# Central Ohio Photographer New Guy



## farriderphotos (Mar 23, 2008)

Hello everyone,
My name is David M. Brown I am a 44 year old Photographer from central Ohio. My wife and I are both US Army Vets (1980 to 1988) and our son Joshua is stationed on the USS Enterprise and just returned from the Middle East in December.

I would like to network with other photographers and possibly meet with vintage aircraft owners. During the spring, summer and fall of 2008 I would like to begin shooting a series on vintage and or unique aircraft in the Ohio area. While any of the photos may be used for some type of publication they will most likely only be available to private collectors and a copy of all prints will be given to the aircraft owners. This is not intended to be spam of any kind, I take this project very serious and it is deeply personal to me.

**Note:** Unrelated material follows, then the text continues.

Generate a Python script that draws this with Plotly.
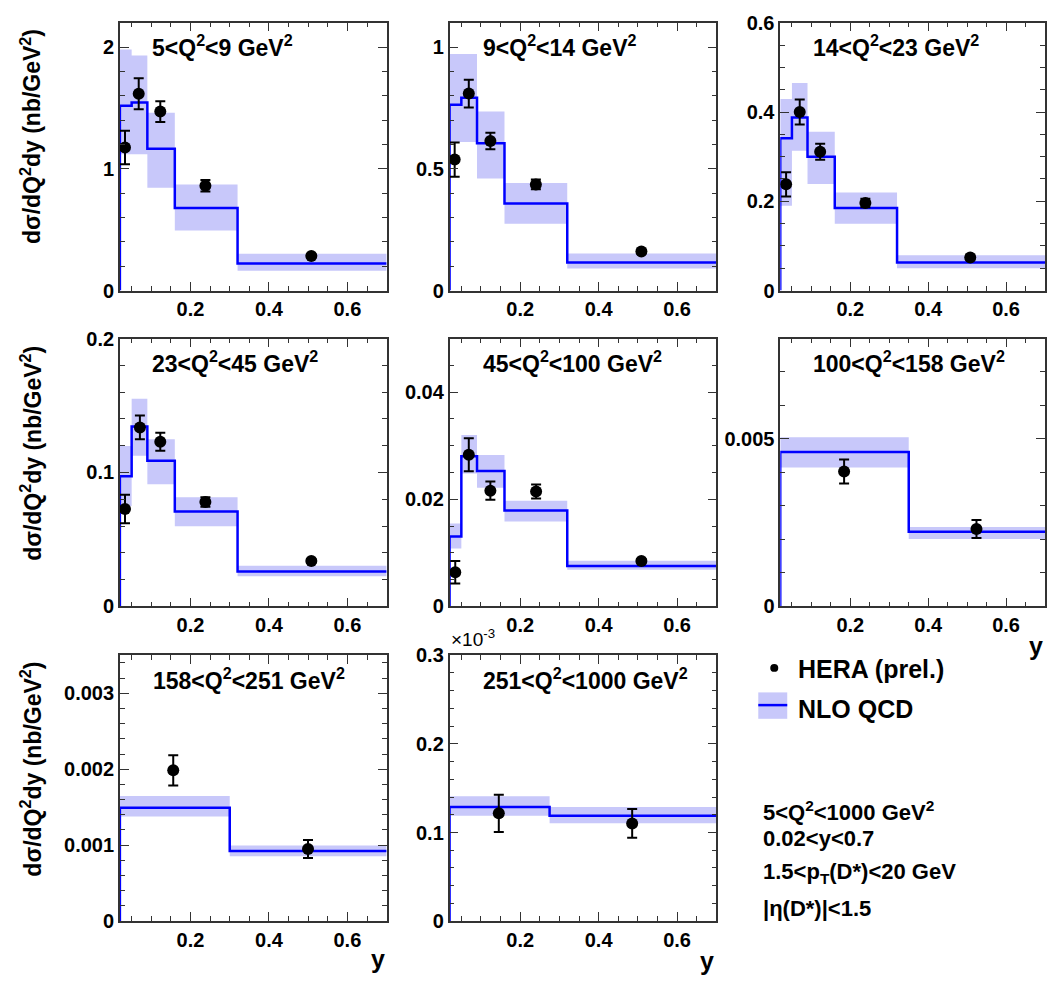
import plotly.graph_objects as go

W, H = 1047, 983

# ---------------- data ----------------
panel_labels = ["5<Q<sup>2</sup><9 GeV<sup>2</sup>", "9<Q<sup>2</sup><14 GeV<sup>2</sup>",
                "14<Q<sup>2</sup><23 GeV<sup>2</sup>", "23<Q<sup>2</sup><45 GeV<sup>2</sup>",
                "45<Q<sup>2</sup><100 GeV<sup>2</sup>", "100<Q<sup>2</sup><158 GeV<sup>2</sup>",
                "158<Q<sup>2</sup><251 GeV<sup>2</sup>", "251<Q<sup>2</sup><1000 GeV<sup>2</sup>"]

edges_low_q2 = [0.02, 0.05, 0.09, 0.16, 0.32, 0.7]
edges_p6 = [0.02, 0.35, 0.7]
edges_p7 = [0.02, 0.30, 0.7]
edges_p8 = [0.02, 0.275, 0.7]

# panel 1
nlo_1 = [1.518, 1.545, 1.164, 0.678, 0.223]
nlo_up_1 = [1.98, 1.93, 1.46, 0.872, 0.303]
nlo_lo_1 = [1.12, 1.12, 0.845, 0.493, 0.163]
dat_x_1 = [0.033, 0.068, 0.123, 0.238, 0.508]
dat_y_1 = [1.175, 1.617, 1.47, 0.861, 0.284]
dat_e_1 = [0.137, 0.127, 0.085, 0.047, 0.015]
# panel 2
nlo_2 = [0.763, 0.792, 0.605, 0.358, 0.115]
nlo_up_2 = [0.972, 0.972, 0.735, 0.442, 0.152]
nlo_lo_2 = [0.61, 0.61, 0.46, 0.275, 0.091]
dat_x_2 = [0.033, 0.069, 0.124, 0.240, 0.509]
dat_y_2 = [0.538, 0.809, 0.614, 0.436, 0.161]
dat_e_2 = [0.070, 0.057, 0.034, 0.020, 0.008]
# panel 3
nlo_3 = [0.341, 0.388, 0.300, 0.185, 0.063]
nlo_up_3 = [0.429, 0.465, 0.356, 0.220, 0.079]
nlo_lo_3 = [0.19, 0.313, 0.239, 0.150, 0.050]
dat_x_3 = [0.035, 0.070, 0.1225, 0.2386, 0.508]
dat_y_3 = [0.238, 0.400, 0.311, 0.196, 0.074]
dat_e_3 = [0.027, 0.028, 0.018, 0.0095, 0.004]
# panel 4
nlo_4 = [0.0971, 0.1343, 0.1088, 0.0708, 0.0260]
nlo_up_4 = [0.1197, 0.155, 0.1248, 0.0815, 0.0304]
nlo_lo_4 = [0.075, 0.1124, 0.0912, 0.0599, 0.0224]
dat_x_4 = [0.033, 0.071, 0.123, 0.238, 0.508]
dat_y_4 = [0.0727, 0.1336, 0.1229, 0.0779, 0.0338]
dat_e_4 = [0.0106, 0.0089, 0.0067, 0.0036, 0.0015]
# panel 5
nlo_5 = [0.01303, 0.0280, 0.02527, 0.0179, 0.00755]
nlo_up_5 = [0.01546, 0.0320, 0.02825, 0.0197, 0.00852]
nlo_lo_5 = [0.01078, 0.0248, 0.02216, 0.01583, 0.00682]
dat_x_5 = [0.0345, 0.069, 0.124, 0.2406, 0.509]
dat_y_5 = [0.00639, 0.0283, 0.0216, 0.02143, 0.00846]
dat_e_5 = [0.0021, 0.0031, 0.0017, 0.0013, 0.0004]
# panel 6
nlo_6 = [0.00461, 0.00223]
nlo_up_6 = [0.00505, 0.00237]
nlo_lo_6 = [0.00415, 0.00201]
dat_x_6 = [0.184, 0.524]
dat_y_6 = [0.00403, 0.00231]
dat_e_6 = [0.00036, 0.00027]
# panel 7
nlo_7 = [0.001494, 0.000922]
nlo_up_7 = [0.001648, 0.000995]
nlo_lo_7 = [0.001379, 0.000854]
dat_x_7 = [0.156, 0.4996]
dat_y_7 = [0.001985, 0.000951]
dat_e_7 = [0.0002, 0.000118]
# panel 8
nlo_8 = [0.0001287, 0.0001188]
nlo_up_8 = [0.0001408, 0.0001287]
nlo_lo_8 = [0.0001188, 0.0001106]
dat_x_8 = [0.1455, 0.4855]
dat_y_8 = [0.0001217, 0.0001103]
dat_e_8 = [0.0000210, 0.0000162]

y_ranges = [2.2, 1.1, 0.6, 0.2, 0.05, 0.008, 0.0035, 0.0003]
y_dticks = [1, 0.5, 0.2, 0.1, 0.02, 0.005, 0.001, 0.0001]
y_minor = [0.2, 0.1, 0.05, 0.02, 0.005, 0.001, 0.0002, 0.00002]
p8_tickvals = [0, 0.0001, 0.0002, 0.0003]
p8_ticktext = ["0", "0.1", "0.2", "0.3"]

legend_text = ["5<Q<sup>2</sup><1000 GeV<sup>2</sup>", "0.02<y<0.7",
               "1.5<p<sub>T</sub>(D*)<20 GeV", "|η(D*)|<1.5"]

panels = [
    (edges_low_q2, nlo_1, nlo_up_1, nlo_lo_1, dat_x_1, dat_y_1, dat_e_1),
    (edges_low_q2, nlo_2, nlo_up_2, nlo_lo_2, dat_x_2, dat_y_2, dat_e_2),
    (edges_low_q2, nlo_3, nlo_up_3, nlo_lo_3, dat_x_3, dat_y_3, dat_e_3),
    (edges_low_q2, nlo_4, nlo_up_4, nlo_lo_4, dat_x_4, dat_y_4, dat_e_4),
    (edges_low_q2, nlo_5, nlo_up_5, nlo_lo_5, dat_x_5, dat_y_5, dat_e_5),
    (edges_p6, nlo_6, nlo_up_6, nlo_lo_6, dat_x_6, dat_y_6, dat_e_6),
    (edges_p7, nlo_7, nlo_up_7, nlo_lo_7, dat_x_7, dat_y_7, dat_e_7),
    (edges_p8, nlo_8, nlo_up_8, nlo_lo_8, dat_x_8, dat_y_8, dat_e_8),
]

# ---------------- layout geometry (pixels) ----------------
col_px = [(120, 387), (450, 717), (781, 1046)]
row_px = [(12, 286), (335, 609), (659, 931)]

def px(x):
    return x / W

def py(y):
    return 1 - y / H

BAND = "rgba(200,200,250,1)"
LINE = "#0000ff"
FONT = "Liberation Sans, Arial, sans-serif"

fig = go.Figure()
layout = dict(width=W, height=H, margin=dict(l=0, r=0, t=0, b=0),
              paper_bgcolor="white", plot_bgcolor="white", showlegend=False)

for i, (edges, nlo, up, lo, dx, dy, de) in enumerate(panels):
    r, c = divmod(i, 3)
    xa = "x" if i == 0 else f"x{i+1}"
    ya = "y" if i == 0 else f"y{i+1}"
    # band rectangles
    bx, by = [], []
    for k in range(len(nlo)):
        bx += [edges[k], edges[k+1], edges[k+1], edges[k], edges[k], None]
        by += [lo[k], lo[k], up[k], up[k], lo[k], None]
    fig.add_trace(go.Scatter(x=bx, y=by, fill="toself", fillcolor=BAND, mode="none",
                             xaxis=xa, yaxis=ya, hoverinfo="skip"))
    # step line
    sx = [edges[0]] + list(edges[:-1]) + [edges[-1]]
    sy = [0] + list(nlo) + [nlo[-1]]
    fig.add_trace(go.Scatter(x=sx, y=sy, mode="lines", line=dict(color=LINE, width=2.5, shape="hv"),
                             xaxis=xa, yaxis=ya))
    # data
    fig.add_trace(go.Scatter(x=dx, y=dy, mode="markers",
                             marker=dict(color="black", size=12),
                             error_y=dict(type="data", array=de, color="black", thickness=2, width=5),
                             xaxis=xa, yaxis=ya))
    x0, x1 = col_px[c]
    y0, y1 = row_px[r]
    xkey = "xaxis" if i == 0 else f"xaxis{i+1}"
    ykey = "yaxis" if i == 0 else f"yaxis{i+1}"
    layout[xkey] = dict(domain=[px(x0), px(x1)], anchor=ya, range=[0.02, 0.7],
                        tick0=0, dtick=0.2, ticks="inside", ticklen=9, tickwidth=1.3,
                        tickcolor="#333", showline=True, linecolor="#333", linewidth=1.5,
                        mirror="allticks", showgrid=False, zeroline=False,
                        tickfont=dict(family=FONT, size=20, color="black", weight="bold"),
                        minor=dict(dtick=0.05, tick0=0, ticks="inside", ticklen=5,
                                   tickcolor="#333", showgrid=False))
    yd = dict(domain=[py(y1), py(y0)], anchor=xa, range=[0, y_ranges[i]],
              tick0=0, dtick=y_dticks[i], ticks="inside", ticklen=9, tickwidth=1.3,
              tickcolor="#333", showline=True, linecolor="#333", linewidth=1.5,
              mirror="allticks", showgrid=False, zeroline=False,
              tickfont=dict(family=FONT, size=20, color="black", weight="bold"),
              minor=dict(dtick=y_minor[i], tick0=0, ticks="inside", ticklen=5,
                         tickcolor="#333", showgrid=False))
    if i == 7:
        yd["tickvals"] = p8_tickvals
        yd["ticktext"] = p8_ticktext
        yd["tickmode"] = "array"
    layout[ykey] = yd

fig.update_layout(**layout)

ann = []
label_pos = [(150, 36), (481, 36), (812, 36), (150, 359), (481, 359), (812, 359), (151, 683), (481, 683)]
for i, (lx, ly) in enumerate(label_pos):
    ann.append(dict(x=px(lx), y=py(ly), xref="paper", yref="paper", xanchor="left", yanchor="middle",
                    text=f"<b>{panel_labels[i]}</b>", showarrow=False,
                    font=dict(family=FONT, size=23, color="black")))

# y axis titles
for ty in [16, 340, 663]:
    ann.append(dict(x=px(31), y=py(ty), xref="paper", yref="paper", xanchor="center", yanchor="top",
                    text="<b>dσ/dQ<sup>2</sup>dy (nb/GeV<sup>2</sup>)</b>", textangle=-90, showarrow=False,
                    font=dict(family=FONT, size=23, color="black")))

# x axis titles
for (tx, ty) in [(1037, 650), (378, 970), (708, 972)]:
    ann.append(dict(x=px(tx), y=py(ty), xref="paper", yref="paper", xanchor="center", yanchor="middle",
                    text="<b>y</b>", showarrow=False, font=dict(family=FONT, size=25, color="black")))

# x10^-3
ann.append(dict(x=px(449), y=py(656), xref="paper", yref="paper", xanchor="left", yanchor="bottom",
                text="×10<sup>-3</sup>", showarrow=False, font=dict(family=FONT, size=19, color="black")))

# legend
ann.append(dict(x=px(797), y=py(673), xref="paper", yref="paper", xanchor="left", yanchor="middle",
                text="<b>HERA (prel.)</b>", showarrow=False, font=dict(family=FONT, size=25, color="black")))
ann.append(dict(x=px(797), y=py(714), xref="paper", yref="paper", xanchor="left", yanchor="middle",
                text="<b>NLO QCD</b>", showarrow=False, font=dict(family=FONT, size=25, color="black")))
for t, ly in zip(legend_text, [818, 846, 882, 918]):
    ann.append(dict(x=px(762), y=py(ly), xref="paper", yref="paper", xanchor="left", yanchor="middle",
                    text=f"<b>{t}</b>", showarrow=False, font=dict(family=FONT, size=22, color="black")))

shapes = [
    dict(type="rect", xref="paper", yref="paper", x0=px(759), x1=px(788), y0=py(724), y1=py(697),
         fillcolor=BAND, line=dict(width=0)),
    dict(type="line", xref="paper", yref="paper", x0=px(759), x1=px(788), y0=py(710), y1=py(710),
         line=dict(color=LINE, width=2.5)),
    dict(type="circle", xref="paper", yref="paper", x0=px(771), x1=px(779), y0=py(676), y1=py(668),
         fillcolor="black", line=dict(width=0)),
]
fig.update_layout(annotations=ann, shapes=shapes)

fig.write_html("out.html")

Thank you for your time and warm welcomes.

Always,
David


----------



## Heinz (Mar 23, 2008)

Welcome to the forum mate.


----------



## v2 (Mar 23, 2008)

Welcome and greetings from Poland...


----------



## Njaco (Mar 23, 2008)

Welcome to the forum farrider! seems we're getting a few members from Ohio lately. Joy, you spreading the word?


----------



## evangilder (Mar 23, 2008)

Welcome aboard David. I am also a photographer, specializing in aviation photography.


----------



## Lucky13 (Mar 23, 2008)

Weclome mate!


----------



## ccheese (Mar 23, 2008)

Welcome to the forum, David.... Look forward to seeing some of your prints
here on the Forum....

Charles


----------



## mkloby (Mar 23, 2008)

Welcome David. What does your son do?

I'm heading over there in short order.


----------



## joy17782 (Mar 23, 2008)

welcome david, lancaster ohio there a group there at the county airport you might want too get a hold of. also in vinton county airport , theres a guy i think last name is mays has a sbd dauntlass, i seen it a few years back , but i think hes too old too fly it now , good guy , Njaco im trying too get all the hillbilly,s around here doing construtive things, i told them moonshineing is not a ocupation!!!! ha ha ha david i see your from circle town, i go over there 2 eat . am only about 15 mins from you , do you have any photos you want 2 sale , maybe we can meet at otootles bar,


----------



## Wayne Little (Mar 23, 2008)

Gidday David, welcome to the forum, mate!


----------



## wilbur1 (Mar 23, 2008)

Welcome aboard david


----------



## Thorlifter (Mar 23, 2008)

Welcome David. I think Evangilder is your guy here. He does fantastic photography of aircraft.


----------



## syscom3 (Mar 23, 2008)

How about heading over the Wright Patterson and taking a bunch of pics for us.


----------



## DerAdlerIstGelandet (Mar 23, 2008)

Welcome to the forum.

Can you post some of your work so that we may see it?


----------



## farriderphotos (Mar 23, 2008)

joy17782 said:


> welcome david, lancaster ohio there a group there at the county airport you might want too get a hold of. also in vinton county airport , theres a guy i think last name is mays has a sbd dauntlass, i seen it a few years back , but i think hes too old too fly it now , good guy , Njaco im trying too get all the hillbilly,s around here doing construtive things, i told them moonshineing is not a ocupation!!!! ha ha ha david i see your from circle town, i go over there 2 eat . am only about 15 mins from you , do you have any photos you want 2 sale , maybe we can meet at otootles bar,



Can you send me an email address where I can contact you? I would like send you a cell number where you can reach me next time you are here. Would like to pick your brain some more about that group in Lancaster.

Thank you to everyone else for all the warm welcomes. Really am glad my web search turned this site up.

Always,
David


----------



## farriderphotos (Mar 23, 2008)

I have some shots from the air show at Rickenbacker Airport last fall I will post as soon as I can. I am going to Dayton in a few weeks to get some shots I will also post.


----------



## joy17782 (Mar 23, 2008)

hey david my e mail is [email protected], also the airgroup over there does ww2 reenactments , i just about 10 mins from laurelville, so were close, i also have alot of pics from wright pat, maybe we can meet at jr hooks there in circletown, anyways will be going out for 1 week now leave tommrow morin ,also i was wrong mays only had a AT-5 texan, the airgroup in lancaster also does skydiveing , well send me a e mail and were talk , ps like i said before if you got any photos you took and want too sale let me know , thanks randy also around rt 50 about 10 miles from chilly , the guys from wright pat do low level bomb runs and dog fight, its really sweet , there pertty busy there on saturdays alot of the air guard ok see ya david


----------



## farriderphotos (Mar 24, 2008)

Got it thanks.

D.


----------